_Request_
Your task is to copy a single run of lines that starts at the line with "Give me the" and stops at the line with "const tickLabels = ['L8', 'T0', 'T2', 'T4', 'T6', 'T8'];", keeping both ends. Copy nothing else.

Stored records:
....
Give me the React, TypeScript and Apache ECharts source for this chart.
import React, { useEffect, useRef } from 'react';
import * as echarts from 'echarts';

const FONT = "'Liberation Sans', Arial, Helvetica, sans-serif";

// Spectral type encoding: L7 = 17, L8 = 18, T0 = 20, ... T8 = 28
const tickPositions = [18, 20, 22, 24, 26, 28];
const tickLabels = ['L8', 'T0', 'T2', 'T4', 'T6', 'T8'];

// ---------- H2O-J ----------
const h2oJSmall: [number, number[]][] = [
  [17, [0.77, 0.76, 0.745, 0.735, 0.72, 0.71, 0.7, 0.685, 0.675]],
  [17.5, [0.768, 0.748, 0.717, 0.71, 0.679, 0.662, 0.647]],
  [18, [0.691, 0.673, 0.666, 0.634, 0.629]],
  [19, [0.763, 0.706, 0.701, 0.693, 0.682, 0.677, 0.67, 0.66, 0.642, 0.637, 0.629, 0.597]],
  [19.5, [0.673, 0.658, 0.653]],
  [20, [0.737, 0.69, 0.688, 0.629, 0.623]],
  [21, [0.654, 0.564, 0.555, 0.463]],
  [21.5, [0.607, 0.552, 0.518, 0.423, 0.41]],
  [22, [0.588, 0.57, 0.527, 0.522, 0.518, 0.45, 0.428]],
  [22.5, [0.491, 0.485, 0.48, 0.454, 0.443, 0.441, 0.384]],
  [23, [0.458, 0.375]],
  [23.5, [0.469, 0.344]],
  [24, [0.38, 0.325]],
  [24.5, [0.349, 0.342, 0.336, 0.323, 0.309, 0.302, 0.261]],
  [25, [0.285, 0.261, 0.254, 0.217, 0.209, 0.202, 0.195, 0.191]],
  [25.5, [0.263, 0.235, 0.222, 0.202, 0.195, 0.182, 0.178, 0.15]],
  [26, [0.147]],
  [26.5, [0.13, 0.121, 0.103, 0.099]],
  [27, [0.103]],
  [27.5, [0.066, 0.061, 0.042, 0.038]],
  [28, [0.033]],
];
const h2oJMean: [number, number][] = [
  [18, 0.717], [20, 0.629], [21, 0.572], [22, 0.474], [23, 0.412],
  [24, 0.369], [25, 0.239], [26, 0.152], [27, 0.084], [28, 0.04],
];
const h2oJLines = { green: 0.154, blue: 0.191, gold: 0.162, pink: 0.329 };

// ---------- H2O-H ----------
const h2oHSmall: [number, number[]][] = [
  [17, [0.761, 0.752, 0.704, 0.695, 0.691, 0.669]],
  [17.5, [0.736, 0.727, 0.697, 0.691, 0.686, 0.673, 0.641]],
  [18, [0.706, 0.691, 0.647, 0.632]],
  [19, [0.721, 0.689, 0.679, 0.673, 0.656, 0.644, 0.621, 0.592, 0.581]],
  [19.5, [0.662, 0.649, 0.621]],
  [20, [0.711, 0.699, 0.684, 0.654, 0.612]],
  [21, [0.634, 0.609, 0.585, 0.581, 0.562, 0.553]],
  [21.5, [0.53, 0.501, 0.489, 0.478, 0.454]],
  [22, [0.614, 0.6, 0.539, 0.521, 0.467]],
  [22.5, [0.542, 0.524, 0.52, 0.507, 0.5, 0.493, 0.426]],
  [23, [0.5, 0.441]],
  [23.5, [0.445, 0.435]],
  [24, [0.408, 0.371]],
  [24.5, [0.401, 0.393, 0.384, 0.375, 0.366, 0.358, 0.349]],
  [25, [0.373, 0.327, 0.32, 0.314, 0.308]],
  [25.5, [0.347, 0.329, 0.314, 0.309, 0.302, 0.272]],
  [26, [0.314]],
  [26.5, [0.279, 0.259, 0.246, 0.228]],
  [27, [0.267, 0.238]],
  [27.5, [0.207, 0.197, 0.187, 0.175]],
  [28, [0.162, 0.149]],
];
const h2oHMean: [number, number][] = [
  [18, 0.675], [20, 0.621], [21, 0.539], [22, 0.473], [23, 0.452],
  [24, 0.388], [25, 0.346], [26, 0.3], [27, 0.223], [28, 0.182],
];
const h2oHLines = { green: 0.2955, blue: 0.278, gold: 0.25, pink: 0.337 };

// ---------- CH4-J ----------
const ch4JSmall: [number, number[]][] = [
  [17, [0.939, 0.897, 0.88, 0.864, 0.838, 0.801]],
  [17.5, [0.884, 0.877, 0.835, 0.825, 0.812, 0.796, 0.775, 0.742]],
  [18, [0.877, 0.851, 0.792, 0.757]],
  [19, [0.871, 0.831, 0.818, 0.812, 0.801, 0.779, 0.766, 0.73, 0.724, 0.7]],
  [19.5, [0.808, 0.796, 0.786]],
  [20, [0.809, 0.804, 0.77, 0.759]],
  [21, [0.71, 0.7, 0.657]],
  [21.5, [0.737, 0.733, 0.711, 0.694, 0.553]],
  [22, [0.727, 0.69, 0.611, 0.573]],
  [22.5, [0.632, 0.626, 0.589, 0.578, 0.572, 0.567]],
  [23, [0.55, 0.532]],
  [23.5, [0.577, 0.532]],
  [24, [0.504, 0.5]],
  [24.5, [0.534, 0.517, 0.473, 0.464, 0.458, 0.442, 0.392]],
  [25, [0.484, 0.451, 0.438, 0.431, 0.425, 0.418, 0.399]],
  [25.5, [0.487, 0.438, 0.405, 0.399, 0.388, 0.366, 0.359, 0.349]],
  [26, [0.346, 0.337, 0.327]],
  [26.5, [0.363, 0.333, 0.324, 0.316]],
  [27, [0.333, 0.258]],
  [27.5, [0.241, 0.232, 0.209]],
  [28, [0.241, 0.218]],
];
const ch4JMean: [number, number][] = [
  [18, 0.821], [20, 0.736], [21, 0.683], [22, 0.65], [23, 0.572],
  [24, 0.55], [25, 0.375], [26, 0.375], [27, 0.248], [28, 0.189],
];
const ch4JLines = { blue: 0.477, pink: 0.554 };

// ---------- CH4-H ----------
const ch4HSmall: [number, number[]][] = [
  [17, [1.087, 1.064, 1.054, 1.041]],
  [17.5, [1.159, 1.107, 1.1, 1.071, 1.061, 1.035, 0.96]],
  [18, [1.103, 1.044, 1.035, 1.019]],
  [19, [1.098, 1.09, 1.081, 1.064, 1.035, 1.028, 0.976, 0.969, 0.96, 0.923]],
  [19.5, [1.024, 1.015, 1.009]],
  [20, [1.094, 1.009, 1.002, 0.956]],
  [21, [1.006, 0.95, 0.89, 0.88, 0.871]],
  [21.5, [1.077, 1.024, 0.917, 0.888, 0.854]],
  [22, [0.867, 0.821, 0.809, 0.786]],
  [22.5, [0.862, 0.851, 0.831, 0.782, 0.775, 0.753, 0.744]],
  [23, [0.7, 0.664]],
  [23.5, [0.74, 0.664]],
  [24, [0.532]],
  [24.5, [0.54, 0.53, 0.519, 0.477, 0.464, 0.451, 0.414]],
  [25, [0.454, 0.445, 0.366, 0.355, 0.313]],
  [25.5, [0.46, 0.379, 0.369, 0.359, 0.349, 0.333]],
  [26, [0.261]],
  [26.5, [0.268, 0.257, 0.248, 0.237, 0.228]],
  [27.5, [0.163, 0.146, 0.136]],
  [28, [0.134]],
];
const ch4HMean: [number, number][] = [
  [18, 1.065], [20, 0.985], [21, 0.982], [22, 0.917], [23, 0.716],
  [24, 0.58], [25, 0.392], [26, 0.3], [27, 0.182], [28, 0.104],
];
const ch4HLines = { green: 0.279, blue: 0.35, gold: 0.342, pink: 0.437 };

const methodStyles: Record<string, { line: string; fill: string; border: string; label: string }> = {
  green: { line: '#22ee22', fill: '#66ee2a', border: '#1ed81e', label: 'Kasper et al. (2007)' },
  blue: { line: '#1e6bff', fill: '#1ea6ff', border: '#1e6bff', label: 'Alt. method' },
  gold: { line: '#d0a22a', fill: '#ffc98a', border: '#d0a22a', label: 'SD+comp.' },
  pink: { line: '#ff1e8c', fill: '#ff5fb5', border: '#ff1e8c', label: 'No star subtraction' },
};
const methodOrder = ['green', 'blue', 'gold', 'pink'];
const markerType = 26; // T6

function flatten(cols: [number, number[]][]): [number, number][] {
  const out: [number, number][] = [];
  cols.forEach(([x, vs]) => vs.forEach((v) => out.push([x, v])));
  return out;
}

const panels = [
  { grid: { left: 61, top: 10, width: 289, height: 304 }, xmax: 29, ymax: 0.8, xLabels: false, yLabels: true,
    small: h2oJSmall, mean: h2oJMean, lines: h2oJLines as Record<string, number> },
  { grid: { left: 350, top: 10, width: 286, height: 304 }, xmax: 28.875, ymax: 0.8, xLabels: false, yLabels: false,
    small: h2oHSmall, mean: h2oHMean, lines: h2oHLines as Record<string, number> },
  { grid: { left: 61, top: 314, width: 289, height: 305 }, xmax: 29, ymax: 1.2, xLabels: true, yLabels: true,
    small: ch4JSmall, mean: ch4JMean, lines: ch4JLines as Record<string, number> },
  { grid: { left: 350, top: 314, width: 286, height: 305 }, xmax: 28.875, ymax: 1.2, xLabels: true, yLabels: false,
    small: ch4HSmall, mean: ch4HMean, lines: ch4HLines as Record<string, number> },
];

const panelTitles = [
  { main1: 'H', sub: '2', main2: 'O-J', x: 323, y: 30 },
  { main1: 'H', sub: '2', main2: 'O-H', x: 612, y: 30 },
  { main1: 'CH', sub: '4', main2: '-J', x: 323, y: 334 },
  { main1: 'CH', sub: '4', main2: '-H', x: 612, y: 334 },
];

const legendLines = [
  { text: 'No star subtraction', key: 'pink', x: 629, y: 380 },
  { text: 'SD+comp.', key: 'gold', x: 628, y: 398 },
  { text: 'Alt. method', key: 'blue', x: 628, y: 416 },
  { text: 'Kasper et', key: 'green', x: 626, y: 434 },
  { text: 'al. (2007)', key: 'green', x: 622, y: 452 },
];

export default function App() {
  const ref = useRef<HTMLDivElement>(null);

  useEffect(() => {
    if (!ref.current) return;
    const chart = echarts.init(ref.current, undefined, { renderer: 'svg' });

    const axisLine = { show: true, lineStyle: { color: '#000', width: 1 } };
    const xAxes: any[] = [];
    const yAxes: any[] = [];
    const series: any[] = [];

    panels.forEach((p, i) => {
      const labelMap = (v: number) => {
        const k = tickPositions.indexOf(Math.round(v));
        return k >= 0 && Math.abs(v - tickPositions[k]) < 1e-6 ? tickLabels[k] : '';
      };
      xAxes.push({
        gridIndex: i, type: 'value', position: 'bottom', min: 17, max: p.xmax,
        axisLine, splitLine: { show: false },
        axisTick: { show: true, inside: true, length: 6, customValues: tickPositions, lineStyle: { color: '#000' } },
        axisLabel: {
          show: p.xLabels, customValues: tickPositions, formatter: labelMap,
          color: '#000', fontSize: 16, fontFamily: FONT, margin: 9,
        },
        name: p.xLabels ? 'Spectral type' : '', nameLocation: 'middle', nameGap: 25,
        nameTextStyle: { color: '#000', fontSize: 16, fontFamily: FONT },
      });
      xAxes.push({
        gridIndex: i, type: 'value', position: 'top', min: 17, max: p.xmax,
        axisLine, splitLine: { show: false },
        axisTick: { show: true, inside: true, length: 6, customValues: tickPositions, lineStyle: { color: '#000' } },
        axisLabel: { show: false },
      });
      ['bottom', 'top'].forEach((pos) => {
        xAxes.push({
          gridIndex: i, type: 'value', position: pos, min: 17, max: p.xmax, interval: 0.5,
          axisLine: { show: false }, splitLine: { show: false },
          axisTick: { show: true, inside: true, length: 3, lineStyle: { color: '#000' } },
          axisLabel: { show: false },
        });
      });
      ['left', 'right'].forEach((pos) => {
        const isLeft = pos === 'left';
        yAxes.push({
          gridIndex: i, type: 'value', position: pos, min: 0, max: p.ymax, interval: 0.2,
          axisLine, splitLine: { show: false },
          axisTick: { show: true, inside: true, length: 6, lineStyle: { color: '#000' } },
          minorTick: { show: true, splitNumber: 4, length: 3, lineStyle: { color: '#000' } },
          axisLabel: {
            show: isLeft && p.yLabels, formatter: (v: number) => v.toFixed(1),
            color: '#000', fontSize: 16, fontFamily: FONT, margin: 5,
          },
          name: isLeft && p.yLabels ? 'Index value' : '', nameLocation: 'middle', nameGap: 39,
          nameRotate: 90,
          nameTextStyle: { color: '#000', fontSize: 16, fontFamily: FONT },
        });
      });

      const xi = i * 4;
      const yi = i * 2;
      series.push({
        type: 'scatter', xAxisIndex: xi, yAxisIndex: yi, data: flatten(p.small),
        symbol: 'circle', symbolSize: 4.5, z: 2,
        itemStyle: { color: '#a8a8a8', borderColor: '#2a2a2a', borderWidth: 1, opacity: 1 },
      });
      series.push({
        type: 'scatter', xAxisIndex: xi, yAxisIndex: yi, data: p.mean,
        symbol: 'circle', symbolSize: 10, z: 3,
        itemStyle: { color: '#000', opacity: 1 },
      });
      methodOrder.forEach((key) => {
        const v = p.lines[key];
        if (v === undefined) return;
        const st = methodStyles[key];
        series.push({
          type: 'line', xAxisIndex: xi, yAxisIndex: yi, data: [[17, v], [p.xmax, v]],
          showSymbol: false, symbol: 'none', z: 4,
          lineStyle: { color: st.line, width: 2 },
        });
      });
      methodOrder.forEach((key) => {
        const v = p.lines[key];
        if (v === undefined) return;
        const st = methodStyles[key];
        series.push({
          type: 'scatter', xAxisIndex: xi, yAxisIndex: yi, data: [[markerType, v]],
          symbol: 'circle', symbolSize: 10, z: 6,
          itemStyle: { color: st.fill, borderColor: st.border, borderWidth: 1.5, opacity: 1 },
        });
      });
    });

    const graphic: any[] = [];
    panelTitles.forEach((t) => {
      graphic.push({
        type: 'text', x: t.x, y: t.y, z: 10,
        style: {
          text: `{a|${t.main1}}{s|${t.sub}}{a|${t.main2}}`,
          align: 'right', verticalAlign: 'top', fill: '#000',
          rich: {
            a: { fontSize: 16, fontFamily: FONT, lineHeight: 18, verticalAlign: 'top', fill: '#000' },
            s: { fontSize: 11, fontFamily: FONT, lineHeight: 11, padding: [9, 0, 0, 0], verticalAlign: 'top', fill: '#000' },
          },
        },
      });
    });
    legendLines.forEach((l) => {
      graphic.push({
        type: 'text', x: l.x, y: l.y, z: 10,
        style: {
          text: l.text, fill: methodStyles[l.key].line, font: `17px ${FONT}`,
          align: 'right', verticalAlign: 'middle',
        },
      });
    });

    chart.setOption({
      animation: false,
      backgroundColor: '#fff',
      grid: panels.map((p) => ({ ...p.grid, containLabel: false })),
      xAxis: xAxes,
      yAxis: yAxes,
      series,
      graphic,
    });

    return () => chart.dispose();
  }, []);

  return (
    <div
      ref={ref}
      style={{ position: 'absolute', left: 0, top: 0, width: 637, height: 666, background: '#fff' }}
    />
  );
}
....
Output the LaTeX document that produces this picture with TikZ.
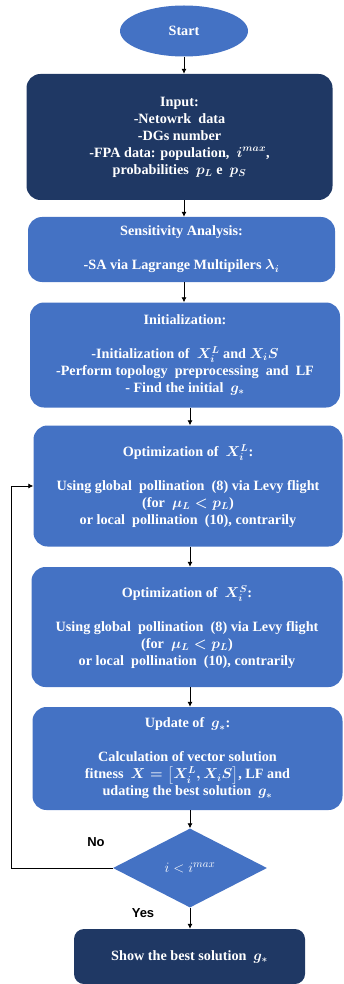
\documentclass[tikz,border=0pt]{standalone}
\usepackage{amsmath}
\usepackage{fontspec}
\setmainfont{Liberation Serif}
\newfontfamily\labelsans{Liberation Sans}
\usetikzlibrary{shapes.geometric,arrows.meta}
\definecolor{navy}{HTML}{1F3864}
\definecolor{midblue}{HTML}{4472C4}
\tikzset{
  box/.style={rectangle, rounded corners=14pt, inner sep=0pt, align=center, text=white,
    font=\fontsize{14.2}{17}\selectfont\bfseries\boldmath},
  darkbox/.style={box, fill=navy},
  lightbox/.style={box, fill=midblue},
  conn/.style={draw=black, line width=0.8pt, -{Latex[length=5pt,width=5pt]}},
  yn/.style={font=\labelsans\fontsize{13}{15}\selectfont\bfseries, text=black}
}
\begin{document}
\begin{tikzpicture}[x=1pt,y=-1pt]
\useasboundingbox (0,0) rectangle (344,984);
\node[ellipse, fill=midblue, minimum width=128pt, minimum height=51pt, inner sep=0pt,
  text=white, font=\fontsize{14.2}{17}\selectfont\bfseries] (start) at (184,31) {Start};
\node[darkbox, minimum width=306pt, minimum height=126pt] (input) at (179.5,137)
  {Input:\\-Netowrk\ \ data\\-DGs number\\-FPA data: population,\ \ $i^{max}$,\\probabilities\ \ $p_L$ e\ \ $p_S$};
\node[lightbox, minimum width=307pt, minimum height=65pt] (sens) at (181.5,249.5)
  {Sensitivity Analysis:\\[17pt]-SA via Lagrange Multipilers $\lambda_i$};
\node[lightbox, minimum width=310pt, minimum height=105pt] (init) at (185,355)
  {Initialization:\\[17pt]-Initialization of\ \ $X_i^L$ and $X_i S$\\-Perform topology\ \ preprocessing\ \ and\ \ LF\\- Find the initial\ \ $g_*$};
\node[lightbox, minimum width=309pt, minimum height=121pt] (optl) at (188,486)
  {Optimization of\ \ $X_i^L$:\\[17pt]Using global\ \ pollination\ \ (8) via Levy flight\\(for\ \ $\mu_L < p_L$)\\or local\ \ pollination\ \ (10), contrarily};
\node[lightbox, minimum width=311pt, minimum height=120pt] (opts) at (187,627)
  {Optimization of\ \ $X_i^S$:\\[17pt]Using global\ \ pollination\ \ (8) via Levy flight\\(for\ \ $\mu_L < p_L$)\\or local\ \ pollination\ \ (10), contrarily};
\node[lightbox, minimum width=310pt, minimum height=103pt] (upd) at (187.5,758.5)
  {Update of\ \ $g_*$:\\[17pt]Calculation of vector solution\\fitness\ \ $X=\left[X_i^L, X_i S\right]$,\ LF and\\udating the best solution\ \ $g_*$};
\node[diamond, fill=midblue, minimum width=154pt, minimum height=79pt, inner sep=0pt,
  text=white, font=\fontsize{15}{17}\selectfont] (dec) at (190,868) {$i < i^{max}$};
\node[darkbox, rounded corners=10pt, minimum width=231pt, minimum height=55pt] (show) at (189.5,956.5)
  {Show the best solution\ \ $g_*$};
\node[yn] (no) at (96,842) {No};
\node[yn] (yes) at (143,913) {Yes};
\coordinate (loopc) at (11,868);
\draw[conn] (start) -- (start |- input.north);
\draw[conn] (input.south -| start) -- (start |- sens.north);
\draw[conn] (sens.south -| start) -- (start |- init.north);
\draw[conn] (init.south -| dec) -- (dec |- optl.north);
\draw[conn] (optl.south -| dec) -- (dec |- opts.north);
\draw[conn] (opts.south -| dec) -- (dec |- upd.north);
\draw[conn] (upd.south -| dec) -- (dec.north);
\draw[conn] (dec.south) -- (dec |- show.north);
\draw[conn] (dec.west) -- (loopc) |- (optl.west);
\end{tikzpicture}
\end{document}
....
_Right answer_
Give me the React, TypeScript and Apache ECharts source for this chart.
import React, { useEffect, useRef } from 'react';
import * as echarts from 'echarts';

const FONT = "'Liberation Sans', Arial, Helvetica, sans-serif";

// Spectral type encoding: L7 = 17, L8 = 18, T0 = 20, ... T8 = 28
const tickPositions = [18, 20, 22, 24, 26, 28];
const tickLabels = ['L8', 'T0', 'T2', 'T4', 'T6', 'T8'];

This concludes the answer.